Obtain the entity's feasibility assessment and test it against the six criteria in IAS 38.57. Verify the date each criterion was first met by inspecting board minutes, prototype test results, and approved budgets. Any costs incurred before that date must be expensed regardless of how the entity labels the project phase. ISA 540.18 requires the auditor to evaluate whether management's point estimate (the capitalised amount) is reasonable given the evidence.
Can a brand name developed internally be recognised as an intangible asset?

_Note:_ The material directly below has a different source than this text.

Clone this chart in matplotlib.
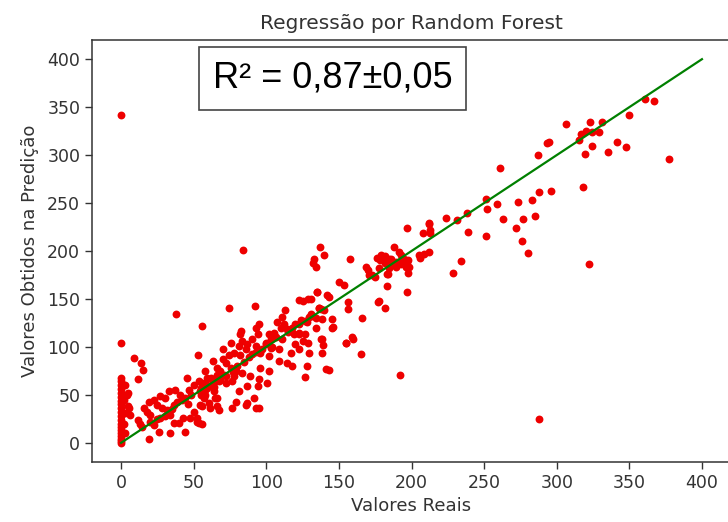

No. IAS 38.63 explicitly prohibits recognition of internally generated brands, mastheads, publishing titles, and customer lists. The standard concludes that expenditure on these items cannot be distinguished from the cost of developing the business as a whole. Only brands acquired in a business combination or separately purchased qualify for recognition.
When does amortisation of an intangible asset begin?
Amortisation begins when the asset is available for use, meaning it is in the condition necessary for it to operate in the manner intended by management (IAS 38.97). For capitalised development costs, this is typically the date the developed product or process is ready for commercial deployment, not the date it first generates revenue.